Im Barock paßt die Mandoline auch gerade von ihrer begrenzten Lautstärke gut zum Streicherorchester mit Basso continuo. Das wahrscheinlich bekannteste Mandolinenkonzert ist von Antonio Vivaldi: Konzert für 2 Mandolinen, Streicher und b. c. in G-Dur RV 532. Eine spannende Aufnahme davon bietet der israelischen Avi Avital, der auch Schirmherr der Veranstaltungen dieses Instrumentes des Jahres in Deutschland ist (Art oft he Mandolin, Deutsche Gramophon, UPC 00028948385348). Von Domenico Scarlatti spielt er auf dieser CD u. a. auch die Sonata d-Moll K 89 für Mandoline und b. c. Im großen Orchester geht die Mandoline lautstärkenmäßig leicht unter. Hautsächlich deshalb wird sie da nur sehr sporadisch und sehr gezielt eingesetzt. Die wohl bekanntesten Werke, für die diese Konstellation zutrifft, sind Georg Friedrich Händels Oratorium „Alexander Balus“ (https://www.youtube.com/watch?v=5tuRvp_Azwg – dort die Arie „Hark! Hark! He strikes the Golden Lyre“ – etwa bei Minute 16‘ 55‘‘) und Wolfgang Amadeus Mozarts Oper „Don Giovanni“ („Deh vieni alla finestra“ – https://www.youtube.com/watch?v=n_-7RHee7NA).

Viele bekannte Komponisten haben für die Mandoline komponiert. Genannt werden müssen die vier erhaltenen Stücke, die Ludwig van Beethoven für dieses Instrument geschrieben hat. Die sehr persönliche Widmung „Pour la belle J.“ (gemeint ist die Gräfin Josephine von Clary-Aldringen) lässt erahnen, dass Beethoven hier vielleicht sehr persönliche Motive gehabt hat, diese Stücke zu verfassen. Avi Avital spielt aus diesen Stücken auf der bereits genannten CD das sehr intime „Adagio ma non troppo“ in Es-Dur für Mandoline und Harfe WoO 43/2. Auf der CD „Virtuoso Mandolin“ (Tuxedo Music TUXCD 1085) finden sich von Mozart die Lieder „Komm liebe Zither“ KV 351 und „Die Zufriedenheit“ KV 349. Die geforderte Besetzung mit „Zither“ darf hier nicht irritieren – Zither ist der poetische Ausdruck für die Mandoline in dieser Zeit.

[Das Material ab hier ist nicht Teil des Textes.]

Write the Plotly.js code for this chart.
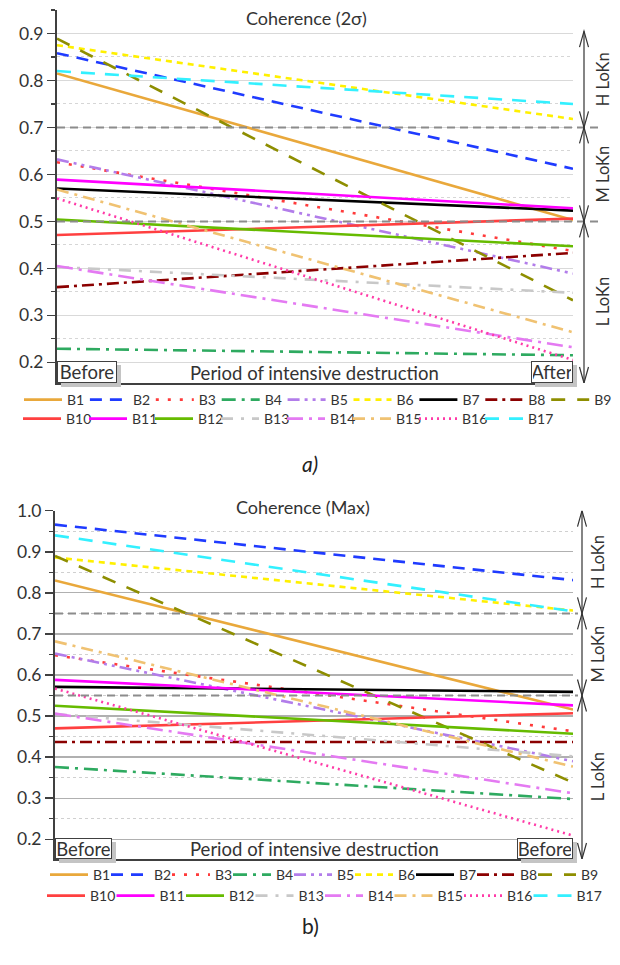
<!DOCTYPE html>
<html>
<head>
<meta charset="utf-8">
<script src="https://cdn.plot.ly/plotly-3.0.1.min.js"></script>
<style>html,body{margin:0;padding:0;background:#fff;}#chart{width:620px;height:965px;}</style>
</head>
<body>
<div id="chart"></div>
<script>
// ---------------- DATA ----------------
const categories = ['Before', 'After'];
const seriesNames = ['B1','B2','B3','B4','B5','B6','B7','B8','B9','B10','B11','B12','B13','B14','B15','B16','B17'];
// Coherence (2σ)
const coh2sBefore = [0.815, 0.858, 0.626, 0.229, 0.632, 0.875, 0.570, 0.360, 0.889, 0.471, 0.589, 0.504, 0.403, 0.405, 0.568, 0.549, 0.820];
const coh2sAfter  = [0.503, 0.612, 0.437, 0.215, 0.389, 0.718, 0.523, 0.433, 0.332, 0.506, 0.528, 0.447, 0.348, 0.232, 0.264, 0.205, 0.750];
// Coherence (Max)
const cohMaxBefore = [0.830, 0.966, 0.648, 0.376, 0.652, 0.886, 0.571, 0.437, 0.890, 0.470, 0.588, 0.525, 0.505, 0.506, 0.682, 0.567, 0.940];
const cohMaxAfter  = [0.516, 0.831, 0.463, 0.298, 0.390, 0.757, 0.559, 0.437, 0.338, 0.507, 0.526, 0.457, 0.402, 0.312, 0.377, 0.209, 0.755];
// thresholds (LoKn levels)
const thresholds2s = [0.7, 0.5];
const thresholdsMax = [0.75, 0.55];
const levelLabels = ['H LoKn', 'M LoKn', 'L LoKn'];
const xLabelsA = ['Before', 'Period of intensive destruction', 'After'];
const xLabelsB = ['Before', 'Period of intensive destruction', 'Before'];
const titleA = 'Coherence (2σ)';
const titleB = 'Coherence (Max)';

// ---------------- STYLE ----------------
const colors = ['#E9A83B','#1F3BFF','#FF3B3B','#2EAA60','#B27DEA','#FFF000','#000000','#8B0000','#8E8E00',
                '#FF4040','#FF00FF','#66BB00','#C8C8C8','#E47AF2','#F0C272','#FF3BA8','#33F0FF'];
const dashes = ['solid','12px,8px','3px,9px','14px,6px,3px,6px','12px,5px,3px,5px,3px,5px','6px,5px','solid',
                '12px,5px,3px,5px','14px,12px','solid','solid','solid','12px,8px,3px,8px','16px,6px,3px,6px',
                '12px,6px,3px,6px','2px,4px','14px,10px'];

const W = 620, H = 965;
const px = v => v / W;
const py = v => 1 - v / H;
const FONT = 'Lato, "Liberation Sans", sans-serif';
const TXT = '#333333';

// chart geometry (pixels)
const A = {l: 57, r: 573, t: 10, b: 383, yr: [0.156, 0.95]};
const B = {l: 55, r: 573, t: 510.7, b: 859, yr: [0.152, 1.0]};

const lastWidth = {8: 20, 16: 26};
const xIdx = categories.map((c, i) => i);
const traces = [];
seriesNames.forEach((n, i) => {
  traces.push({x: xIdx, y: [coh2sBefore[i], coh2sAfter[i]], name: n, mode: 'lines', xaxis: 'x', yaxis: 'y',
    legend: i < 9 ? 'legend' : 'legend2', legendwidth: lastWidth[i],
    line: {color: colors[i], width: 2.6, dash: dashes[i]}, hoverinfo: 'skip'});
});
seriesNames.forEach((n, i) => {
  traces.push({x: xIdx, y: [cohMaxBefore[i], cohMaxAfter[i]], name: n, mode: 'lines', xaxis: 'x2', yaxis: 'y2',
    legend: i < 9 ? 'legend3' : 'legend4', legendwidth: lastWidth[i],
    line: {color: colors[i], width: 2.6, dash: dashes[i]}, hoverinfo: 'skip'});
});

function yaxisDef(G, grid, minorGrid) {
  return {
    domain: [py(G.b), py(G.t)], range: G.yr, dtick: 0.1, tick0: 0, tickformat: '.1f',
    ticks: 'outside', ticklen: 8, tickwidth: 1.5, tickcolor: '#404040',
    showline: true, linecolor: '#404040', linewidth: 2,
    showgrid: true, gridcolor: grid, gridwidth: 1.3, zeroline: false,
    tickfont: {size: 17.5, color: TXT, family: FONT},
    minor: {dtick: 0.05, ticks: 'outside', ticklen: 4, tickwidth: 1.2, tickcolor: '#404040',
            showgrid: true, griddash: 'dot', gridcolor: minorGrid, gridwidth: 1},
    fixedrange: true
  };
}
function xaxisDef(G, anchor) {
  return {domain: [px(G.l), px(G.r)], range: [0, categories.length - 1], showticklabels: false, ticks: '',
    showgrid: false, zeroline: false, showline: true, linecolor: '#404040', linewidth: 1.5, anchor: anchor, fixedrange: true};
}

const shapes = [];
const annotations = [];

function decorate(G, yref, thr, xLabels, title, titleX, titleY, arrowX, labelX, arrowTop, pxPerUnit, tline) {
  // threshold dashed lines
  thr.forEach(t => shapes.push({type: 'line', xref: 'paper', yref: yref, x0: px(G.l), x1: px(tline), y0: t, y1: t,
    line: {color: '#8c8c8c', width: 2, dash: '8px,5px'}, layer: 'above'}));
  // arrows
  const segs = [[arrowTop, thr[0]], [thr[0], thr[1]], [thr[1], G.yr[0]]];
  const dy = 16 / pxPerUnit, dx = px(4.5), ax = px(arrowX);
  segs.forEach((s, k) => {
    shapes.push({type: 'line', xref: 'paper', yref: yref, x0: ax, x1: ax, y0: s[0], y1: s[1], line: {color: '#333', width: 1.2}});
    shapes.push({type: 'path', xref: 'paper', yref: yref,
      path: `M${ax - dx},${s[0] - dy} L${ax},${s[0]} L${ax + dx},${s[0] - dy}`, line: {color: '#333', width: 1.2}});
    shapes.push({type: 'path', xref: 'paper', yref: yref,
      path: `M${ax - dx},${s[1] + dy} L${ax},${s[1]} L${ax + dx},${s[1] + dy}`, line: {color: '#333', width: 1.2}});
    annotations.push({xref: 'paper', yref: yref, x: px(labelX), y: (s[0] + s[1]) / 2, text: levelLabels[k],
      textangle: -90, showarrow: false, font: {size: 16.5, color: TXT, family: FONT}, xanchor: 'center', yanchor: 'middle'});
  });
  // title
  annotations.push({xref: 'paper', yref: 'paper', x: px(titleX), y: py(titleY), text: title, showarrow: false,
    font: {size: 18, color: TXT, family: FONT}, xanchor: 'center', yanchor: 'middle'});
  // period label
  annotations.push({xref: 'paper', yref: 'paper', x: px(314), y: py(G.b - 10), text: xLabels[1], showarrow: false,
    font: {size: 18.5, color: TXT, family: FONT}, xanchor: 'center', yanchor: 'middle'});
}

function box(text, left, right, top, bottom) {
  shapes.push({type: 'rect', xref: 'paper', yref: 'paper', x0: px(left + 4), x1: px(right + 4), y0: py(bottom + 4), y1: py(top + 4),
    fillcolor: '#c4c4c4', line: {width: 0}, layer: 'above'});
  annotations.push({xref: 'paper', yref: 'paper', x: px(left), y: py(bottom), xanchor: 'left', yanchor: 'bottom',
    text: text, showarrow: false, bgcolor: '#ffffff', bordercolor: '#404040', borderwidth: 1, borderpad: 1,
    width: right - left - 4, height: bottom - top - 4, align: 'center', font: {size: 18.5, color: TXT, family: FONT}});
}

decorate(A, 'y', thresholds2s, xLabelsA, titleA, 306, 18, 584, 603, 0.905, 469.8, 603);
decorate(B, 'y2', thresholdsMax, xLabelsB, titleB, 303, 507, 582, 598, 1.0, 410.7, 578);
box(xLabelsA[0], 57, 117, 361, 383);
box(xLabelsA[2], 531, 573, 361, 383);
box(xLabelsB[0], 55, 112, 838, 859);
box(xLabelsB[2], 517, 573, 838, 859);

annotations.push({xref: 'paper', yref: 'paper', x: px(310), y: py(463), text: '<i>a)</i>', showarrow: false,
  font: {size: 21, color: '#222', family: FONT}});
annotations.push({xref: 'paper', yref: 'paper', x: px(310), y: py(940), text: 'b)', showarrow: false,
  font: {size: 21, color: '#222', family: FONT}});

function legendDef(lineStart, yc, spacing) {
  return {orientation: 'h', x: px(lineStart - 5), xanchor: 'left', y: py(yc), yanchor: 'middle',
    itemwidth: 38, entrywidth: spacing - 53, font: {size: 14, color: TXT, family: FONT},
    bgcolor: 'rgba(0,0,0,0)', borderwidth: 0, traceorder: 'normal', itemclick: false, itemdoubleclick: false};
}

const layout = {
  width: W, height: H, margin: {l: 0, r: 0, t: 0, b: 0},
  paper_bgcolor: '#ffffff', plot_bgcolor: 'rgba(0,0,0,0)',
  font: {family: FONT, color: TXT},
  showlegend: true,
  xaxis: xaxisDef(A, 'y'), yaxis: yaxisDef(A, '#d9d9d9', '#d6d6d6'),
  xaxis2: xaxisDef(B, 'y2'), yaxis2: yaxisDef(B, '#b0b0b0', '#d0d0d0'),
  legend: legendDef(27, 400, 65.9),
  legend2: legendDef(23, 419, 66),
  legend3: legendDef(50, 875, 61),
  legend4: legendDef(47, 896, 69.5),
  shapes: shapes, annotations: annotations
};
layout.yaxis2.anchor = 'x2';
layout.yaxis.anchor = 'x';

Plotly.newPlot('chart', traces, layout, {displayModeBar: false, staticPlot: true});
</script>
</body>
</html>
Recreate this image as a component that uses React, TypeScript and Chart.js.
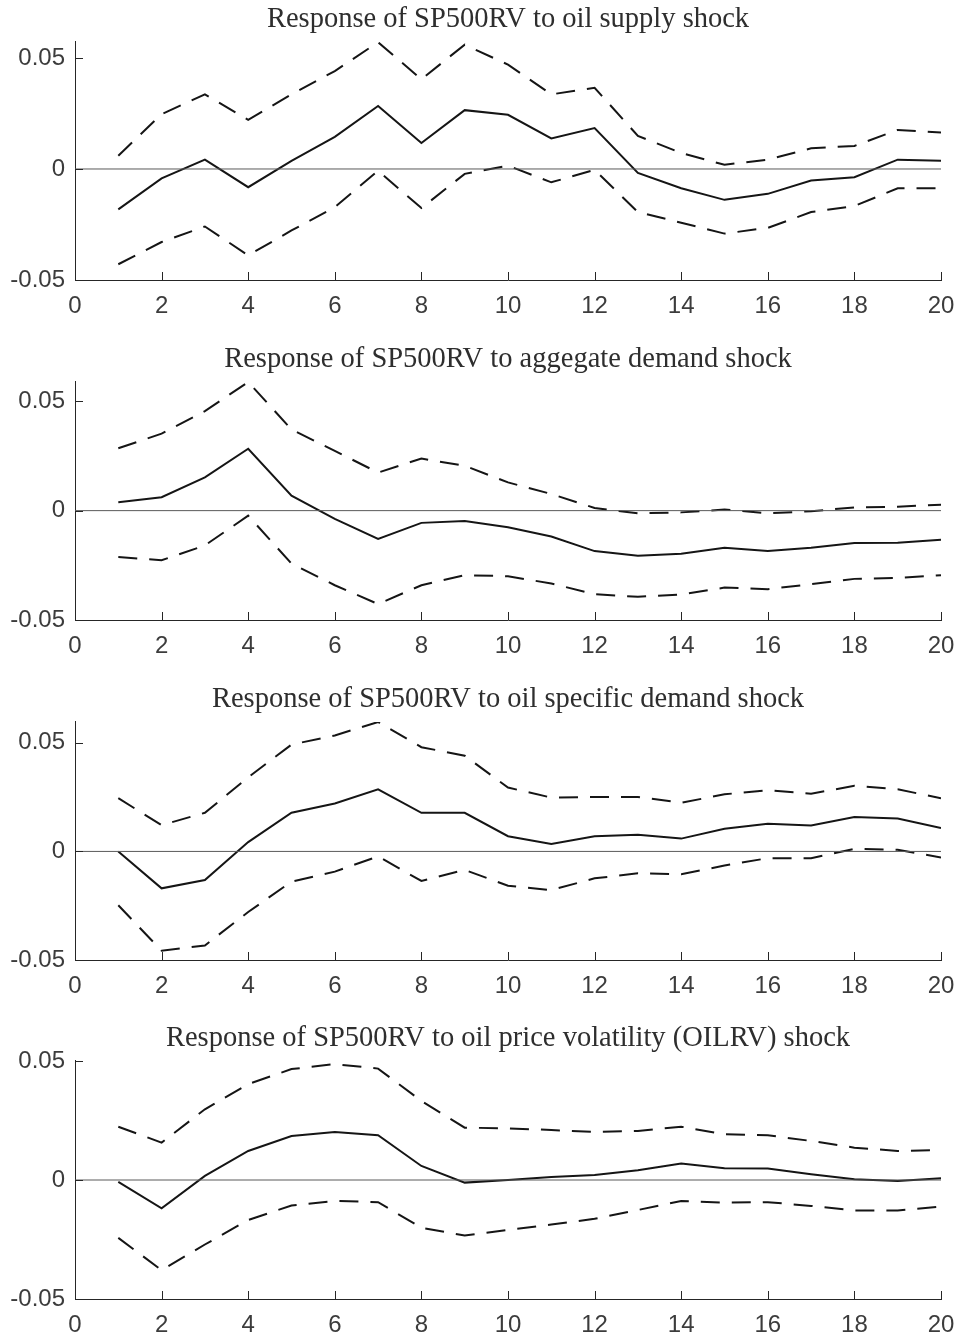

In der Romantik verschwindet die Mandoline fast vollständig. Erst im 20. Jahrhundert kommt sie zu einer neuen Blüte. Komponisten wie Hans Werner Henze haben für das Instrument Originalkompositionen verfasst: „Carillon, Récitatif und Masque“ für Mandoline, Gitarre und Harfe (eingespielt von Avi Avital in der schon genannten CD). Immer wieder wird mit unterschiedlichen Kombinationen von Zupfinstrumenten gearbeitet, die sehr eigene und charakteristische Klänge hervorbringen und zu einem spannenden klanglichen Aufeinandertreffen führen. So (immer noch auf dersellben CD) die „Sonata a tre“ von Paul Ben-Haim für Mandoline, Gitarre und Cembalo, die in ihrer Klangsprache auf nahöstliche und arabische Traditionen zurückgreift und Elemente der jüdischen Liturgie verarbeitet. David Bruce treibt diese Kombination von Zupfinstrumenten in seinem „Death is a Friend of Ours“ ein Stück weiter und läßt Mandoline, Gitarre, Harfe, Theorbe und Cembalo miteinander erklingen.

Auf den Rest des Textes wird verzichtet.